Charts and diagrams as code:
⟨
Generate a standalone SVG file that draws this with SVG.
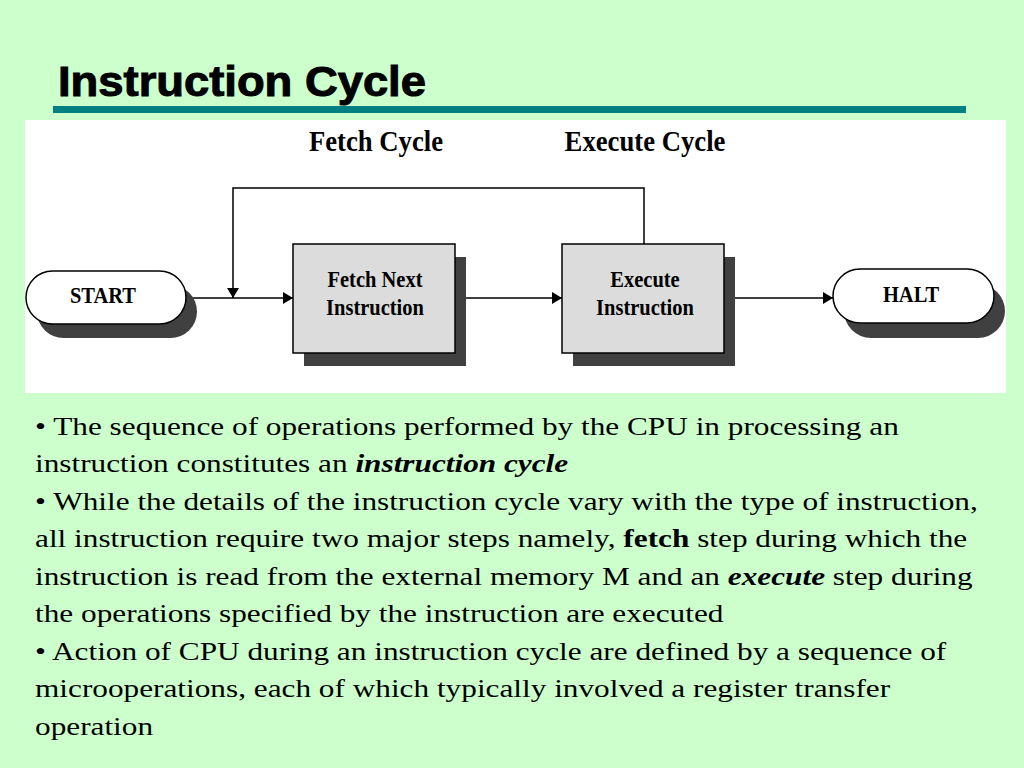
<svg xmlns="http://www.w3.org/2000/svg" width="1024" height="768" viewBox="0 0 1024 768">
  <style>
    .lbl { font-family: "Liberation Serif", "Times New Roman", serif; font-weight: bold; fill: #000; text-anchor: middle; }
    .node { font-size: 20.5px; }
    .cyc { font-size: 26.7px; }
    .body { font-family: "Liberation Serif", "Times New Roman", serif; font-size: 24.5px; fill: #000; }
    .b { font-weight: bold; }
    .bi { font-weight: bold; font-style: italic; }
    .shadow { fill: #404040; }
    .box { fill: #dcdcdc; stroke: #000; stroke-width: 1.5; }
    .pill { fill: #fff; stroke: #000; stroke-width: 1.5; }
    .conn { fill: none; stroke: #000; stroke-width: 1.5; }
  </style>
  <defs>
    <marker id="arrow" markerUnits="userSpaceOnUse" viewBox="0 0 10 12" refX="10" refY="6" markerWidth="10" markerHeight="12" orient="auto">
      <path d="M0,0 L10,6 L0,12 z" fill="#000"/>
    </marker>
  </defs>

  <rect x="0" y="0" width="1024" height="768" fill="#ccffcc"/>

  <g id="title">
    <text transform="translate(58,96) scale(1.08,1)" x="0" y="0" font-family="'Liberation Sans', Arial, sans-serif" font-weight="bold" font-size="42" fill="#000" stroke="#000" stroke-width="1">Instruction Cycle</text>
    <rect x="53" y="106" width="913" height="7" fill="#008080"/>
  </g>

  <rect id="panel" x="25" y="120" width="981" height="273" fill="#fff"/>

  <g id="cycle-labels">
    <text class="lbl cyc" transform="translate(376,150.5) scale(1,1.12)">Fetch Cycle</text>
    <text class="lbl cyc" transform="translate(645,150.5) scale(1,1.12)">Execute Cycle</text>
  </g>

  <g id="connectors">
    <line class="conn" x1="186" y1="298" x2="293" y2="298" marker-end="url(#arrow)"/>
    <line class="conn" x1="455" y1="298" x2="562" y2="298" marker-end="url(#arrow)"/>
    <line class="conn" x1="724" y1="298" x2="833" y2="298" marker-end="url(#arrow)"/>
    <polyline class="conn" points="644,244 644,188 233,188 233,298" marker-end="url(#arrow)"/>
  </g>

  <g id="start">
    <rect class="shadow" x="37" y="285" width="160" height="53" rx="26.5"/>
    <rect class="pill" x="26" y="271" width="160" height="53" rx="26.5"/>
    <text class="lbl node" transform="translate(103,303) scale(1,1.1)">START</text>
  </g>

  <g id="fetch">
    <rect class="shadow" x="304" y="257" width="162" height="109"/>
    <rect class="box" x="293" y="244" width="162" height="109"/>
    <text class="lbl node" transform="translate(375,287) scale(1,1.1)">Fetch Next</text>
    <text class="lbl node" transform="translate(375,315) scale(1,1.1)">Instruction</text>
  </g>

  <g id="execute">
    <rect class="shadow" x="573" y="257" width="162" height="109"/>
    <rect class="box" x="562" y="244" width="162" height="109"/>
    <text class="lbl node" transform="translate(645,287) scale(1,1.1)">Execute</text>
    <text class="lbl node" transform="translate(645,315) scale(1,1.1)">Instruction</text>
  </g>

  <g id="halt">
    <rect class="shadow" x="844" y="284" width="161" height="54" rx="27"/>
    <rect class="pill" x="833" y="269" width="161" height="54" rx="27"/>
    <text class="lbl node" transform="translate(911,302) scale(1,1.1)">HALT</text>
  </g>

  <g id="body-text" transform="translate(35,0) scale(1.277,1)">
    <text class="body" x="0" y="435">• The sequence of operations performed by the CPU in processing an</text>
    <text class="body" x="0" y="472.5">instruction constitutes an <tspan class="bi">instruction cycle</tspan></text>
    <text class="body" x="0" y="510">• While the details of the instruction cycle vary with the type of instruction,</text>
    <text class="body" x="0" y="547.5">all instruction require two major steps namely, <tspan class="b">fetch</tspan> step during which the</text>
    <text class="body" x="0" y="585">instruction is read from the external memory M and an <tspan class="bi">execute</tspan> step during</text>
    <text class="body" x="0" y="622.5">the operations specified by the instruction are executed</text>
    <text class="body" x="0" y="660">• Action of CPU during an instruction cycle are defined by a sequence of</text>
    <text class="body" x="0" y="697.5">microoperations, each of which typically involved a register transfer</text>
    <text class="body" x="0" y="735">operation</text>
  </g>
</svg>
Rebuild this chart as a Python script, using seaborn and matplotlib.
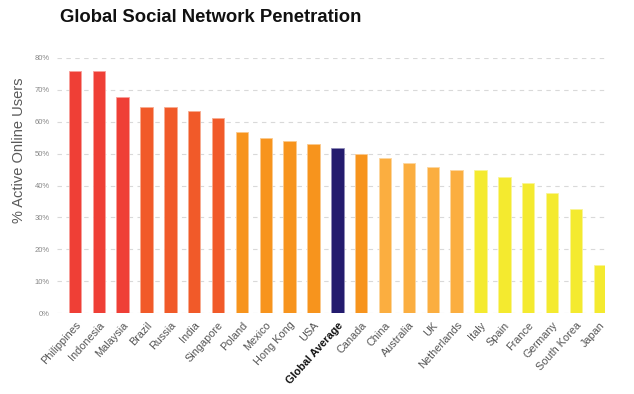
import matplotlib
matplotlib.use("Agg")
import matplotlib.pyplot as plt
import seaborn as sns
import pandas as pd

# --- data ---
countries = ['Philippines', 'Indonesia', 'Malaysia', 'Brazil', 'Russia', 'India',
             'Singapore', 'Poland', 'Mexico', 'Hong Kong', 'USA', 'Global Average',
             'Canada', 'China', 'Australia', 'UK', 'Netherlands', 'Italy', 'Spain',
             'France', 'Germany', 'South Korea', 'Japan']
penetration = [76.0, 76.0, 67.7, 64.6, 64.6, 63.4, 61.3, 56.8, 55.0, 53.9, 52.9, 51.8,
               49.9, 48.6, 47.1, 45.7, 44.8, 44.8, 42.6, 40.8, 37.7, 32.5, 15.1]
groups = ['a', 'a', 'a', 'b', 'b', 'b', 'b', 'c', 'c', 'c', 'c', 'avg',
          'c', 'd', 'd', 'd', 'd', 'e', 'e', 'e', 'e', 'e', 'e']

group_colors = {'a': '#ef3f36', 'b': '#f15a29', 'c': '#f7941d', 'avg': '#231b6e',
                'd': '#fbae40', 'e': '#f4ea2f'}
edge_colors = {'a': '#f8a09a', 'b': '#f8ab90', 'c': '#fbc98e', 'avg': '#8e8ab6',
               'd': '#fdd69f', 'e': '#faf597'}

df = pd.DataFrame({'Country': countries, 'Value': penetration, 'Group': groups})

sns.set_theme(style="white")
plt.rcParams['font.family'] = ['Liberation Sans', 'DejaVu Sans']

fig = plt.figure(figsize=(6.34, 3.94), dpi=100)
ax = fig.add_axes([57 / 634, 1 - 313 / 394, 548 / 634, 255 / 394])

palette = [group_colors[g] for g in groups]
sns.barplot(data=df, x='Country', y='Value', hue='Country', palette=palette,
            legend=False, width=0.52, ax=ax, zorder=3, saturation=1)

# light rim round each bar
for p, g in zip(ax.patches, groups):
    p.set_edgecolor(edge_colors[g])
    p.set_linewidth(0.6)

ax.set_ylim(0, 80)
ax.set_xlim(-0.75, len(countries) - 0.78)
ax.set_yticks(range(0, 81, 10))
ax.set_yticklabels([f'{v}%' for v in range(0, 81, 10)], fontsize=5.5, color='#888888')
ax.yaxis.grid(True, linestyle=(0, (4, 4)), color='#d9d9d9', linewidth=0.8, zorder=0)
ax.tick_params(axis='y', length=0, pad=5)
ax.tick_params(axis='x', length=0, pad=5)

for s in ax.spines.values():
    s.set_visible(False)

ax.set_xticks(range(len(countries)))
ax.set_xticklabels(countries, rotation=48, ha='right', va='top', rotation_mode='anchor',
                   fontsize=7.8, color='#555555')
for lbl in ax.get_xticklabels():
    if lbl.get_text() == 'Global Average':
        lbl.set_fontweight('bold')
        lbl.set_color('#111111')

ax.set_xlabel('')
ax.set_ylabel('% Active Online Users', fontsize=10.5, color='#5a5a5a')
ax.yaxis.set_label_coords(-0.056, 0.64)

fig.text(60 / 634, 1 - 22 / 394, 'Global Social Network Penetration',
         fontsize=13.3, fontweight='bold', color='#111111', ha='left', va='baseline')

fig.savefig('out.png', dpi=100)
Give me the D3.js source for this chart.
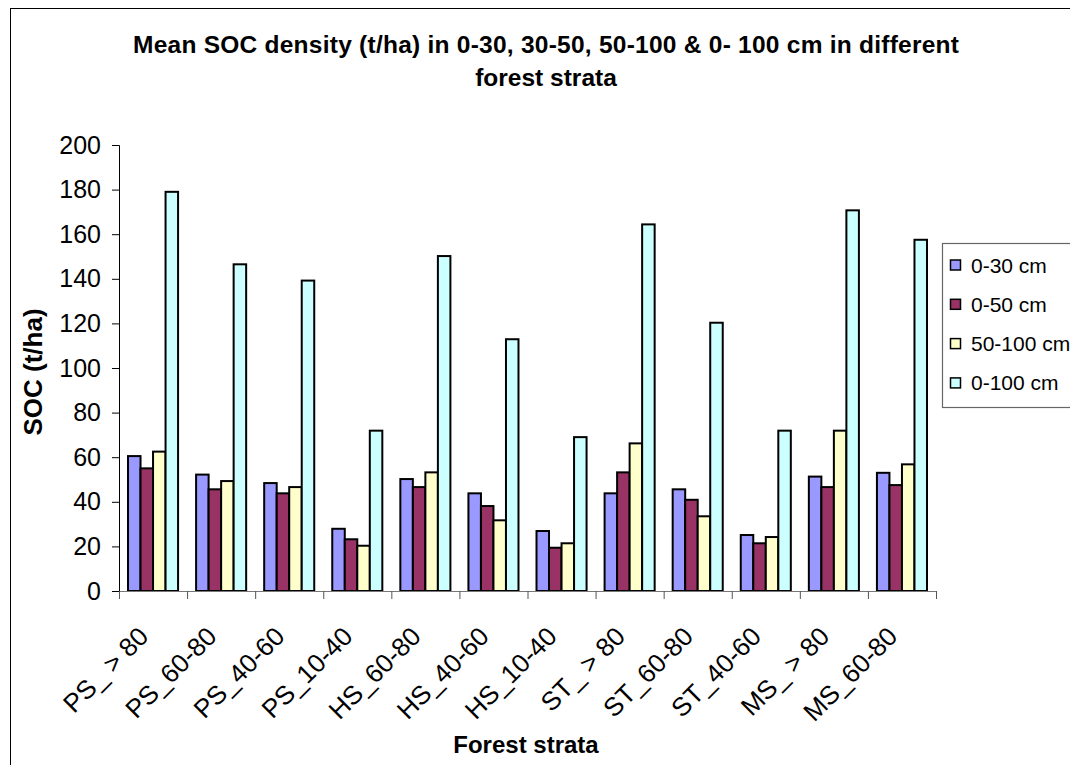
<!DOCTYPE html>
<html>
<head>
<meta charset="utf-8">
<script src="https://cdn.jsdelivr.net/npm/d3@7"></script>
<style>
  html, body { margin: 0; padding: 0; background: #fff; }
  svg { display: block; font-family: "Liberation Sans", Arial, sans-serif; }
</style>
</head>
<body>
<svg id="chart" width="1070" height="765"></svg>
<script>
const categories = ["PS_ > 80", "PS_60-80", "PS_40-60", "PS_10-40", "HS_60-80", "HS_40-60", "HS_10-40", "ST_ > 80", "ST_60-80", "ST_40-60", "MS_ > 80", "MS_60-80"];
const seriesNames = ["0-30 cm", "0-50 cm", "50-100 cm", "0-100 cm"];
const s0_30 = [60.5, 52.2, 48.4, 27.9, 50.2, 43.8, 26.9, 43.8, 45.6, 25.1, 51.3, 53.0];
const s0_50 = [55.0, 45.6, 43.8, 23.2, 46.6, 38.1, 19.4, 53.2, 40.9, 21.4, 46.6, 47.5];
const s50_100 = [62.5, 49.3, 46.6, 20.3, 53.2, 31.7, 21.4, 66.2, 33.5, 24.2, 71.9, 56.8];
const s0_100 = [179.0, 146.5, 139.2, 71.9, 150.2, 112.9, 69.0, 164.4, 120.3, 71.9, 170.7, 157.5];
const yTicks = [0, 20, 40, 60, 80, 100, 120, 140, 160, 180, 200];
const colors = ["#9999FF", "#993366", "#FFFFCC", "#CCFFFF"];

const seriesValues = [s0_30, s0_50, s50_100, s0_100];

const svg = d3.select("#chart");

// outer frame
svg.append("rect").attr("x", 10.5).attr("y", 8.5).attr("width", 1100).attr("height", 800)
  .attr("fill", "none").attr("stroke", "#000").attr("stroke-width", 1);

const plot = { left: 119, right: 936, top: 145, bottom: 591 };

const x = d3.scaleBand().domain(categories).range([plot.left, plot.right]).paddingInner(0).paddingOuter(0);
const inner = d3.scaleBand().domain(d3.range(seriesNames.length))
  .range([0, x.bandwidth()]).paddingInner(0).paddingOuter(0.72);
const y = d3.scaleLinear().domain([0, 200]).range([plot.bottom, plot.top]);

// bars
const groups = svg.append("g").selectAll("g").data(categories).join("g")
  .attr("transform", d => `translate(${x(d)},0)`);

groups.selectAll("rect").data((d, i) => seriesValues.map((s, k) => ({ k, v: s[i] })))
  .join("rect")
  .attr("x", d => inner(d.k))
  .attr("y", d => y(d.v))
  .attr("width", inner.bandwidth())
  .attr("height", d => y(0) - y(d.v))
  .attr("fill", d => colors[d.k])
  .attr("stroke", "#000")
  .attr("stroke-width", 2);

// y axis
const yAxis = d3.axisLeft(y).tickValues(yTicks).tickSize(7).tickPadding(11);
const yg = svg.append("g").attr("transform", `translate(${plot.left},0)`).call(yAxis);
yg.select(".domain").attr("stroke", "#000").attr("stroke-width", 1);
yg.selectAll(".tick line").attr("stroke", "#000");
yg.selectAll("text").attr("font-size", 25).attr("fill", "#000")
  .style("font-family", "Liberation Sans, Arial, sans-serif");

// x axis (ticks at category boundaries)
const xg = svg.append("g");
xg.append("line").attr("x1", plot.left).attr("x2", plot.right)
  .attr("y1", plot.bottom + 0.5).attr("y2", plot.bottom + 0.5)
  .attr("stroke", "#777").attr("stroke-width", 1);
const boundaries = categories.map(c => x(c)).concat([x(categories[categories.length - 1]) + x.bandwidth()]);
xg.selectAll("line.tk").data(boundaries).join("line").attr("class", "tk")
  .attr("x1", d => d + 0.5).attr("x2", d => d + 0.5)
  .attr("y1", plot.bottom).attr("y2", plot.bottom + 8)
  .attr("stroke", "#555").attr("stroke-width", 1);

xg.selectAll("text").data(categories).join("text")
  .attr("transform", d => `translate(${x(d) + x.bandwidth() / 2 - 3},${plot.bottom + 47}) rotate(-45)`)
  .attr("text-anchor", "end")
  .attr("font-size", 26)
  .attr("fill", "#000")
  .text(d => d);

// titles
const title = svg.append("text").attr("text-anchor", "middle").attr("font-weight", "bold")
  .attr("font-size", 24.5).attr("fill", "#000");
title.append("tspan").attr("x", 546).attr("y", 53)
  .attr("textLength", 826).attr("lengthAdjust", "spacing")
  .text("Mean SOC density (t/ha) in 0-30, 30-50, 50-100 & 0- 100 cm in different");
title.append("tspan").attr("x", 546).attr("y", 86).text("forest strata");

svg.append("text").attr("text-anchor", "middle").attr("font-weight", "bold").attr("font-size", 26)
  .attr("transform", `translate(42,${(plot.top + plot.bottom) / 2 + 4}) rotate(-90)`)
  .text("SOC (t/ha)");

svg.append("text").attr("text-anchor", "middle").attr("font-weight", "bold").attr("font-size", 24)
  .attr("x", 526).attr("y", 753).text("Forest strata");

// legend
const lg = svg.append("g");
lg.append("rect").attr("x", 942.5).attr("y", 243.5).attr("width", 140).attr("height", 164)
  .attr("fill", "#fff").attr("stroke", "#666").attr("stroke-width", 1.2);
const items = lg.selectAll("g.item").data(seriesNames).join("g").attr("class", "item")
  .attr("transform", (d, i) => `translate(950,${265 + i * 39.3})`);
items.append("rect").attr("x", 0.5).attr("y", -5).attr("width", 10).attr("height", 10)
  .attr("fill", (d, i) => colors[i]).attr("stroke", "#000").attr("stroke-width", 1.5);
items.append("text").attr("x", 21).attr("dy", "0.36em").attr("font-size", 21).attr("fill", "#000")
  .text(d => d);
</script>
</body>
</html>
⟩
▶ **Your objective**
From the line that has "Rebuild this chart" through the line that has "legend=False, width=0.52, ax=ax, zorder=3, saturation=1)", reproduce each line exactly as it stands and nothing else; do not include any pictures.

▶ **Exercise solution**
Rebuild this chart as a Python script, using seaborn and matplotlib.
import matplotlib
matplotlib.use("Agg")
import matplotlib.pyplot as plt
import seaborn as sns
import pandas as pd

# --- data ---
countries = ['Philippines', 'Indonesia', 'Malaysia', 'Brazil', 'Russia', 'India',
             'Singapore', 'Poland', 'Mexico', 'Hong Kong', 'USA', 'Global Average',
             'Canada', 'China', 'Australia', 'UK', 'Netherlands', 'Italy', 'Spain',
             'France', 'Germany', 'South Korea', 'Japan']
penetration = [76.0, 76.0, 67.7, 64.6, 64.6, 63.4, 61.3, 56.8, 55.0, 53.9, 52.9, 51.8,
               49.9, 48.6, 47.1, 45.7, 44.8, 44.8, 42.6, 40.8, 37.7, 32.5, 15.1]
groups = ['a', 'a', 'a', 'b', 'b', 'b', 'b', 'c', 'c', 'c', 'c', 'avg',
          'c', 'd', 'd', 'd', 'd', 'e', 'e', 'e', 'e', 'e', 'e']

group_colors = {'a': '#ef3f36', 'b': '#f15a29', 'c': '#f7941d', 'avg': '#231b6e',
                'd': '#fbae40', 'e': '#f4ea2f'}
edge_colors = {'a': '#f8a09a', 'b': '#f8ab90', 'c': '#fbc98e', 'avg': '#8e8ab6',
               'd': '#fdd69f', 'e': '#faf597'}

df = pd.DataFrame({'Country': countries, 'Value': penetration, 'Group': groups})

sns.set_theme(style="white")
plt.rcParams['font.family'] = ['Liberation Sans', 'DejaVu Sans']

fig = plt.figure(figsize=(6.34, 3.94), dpi=100)
ax = fig.add_axes([57 / 634, 1 - 313 / 394, 548 / 634, 255 / 394])

palette = [group_colors[g] for g in groups]
sns.barplot(data=df, x='Country', y='Value', hue='Country', palette=palette,
            legend=False, width=0.52, ax=ax, zorder=3, saturation=1)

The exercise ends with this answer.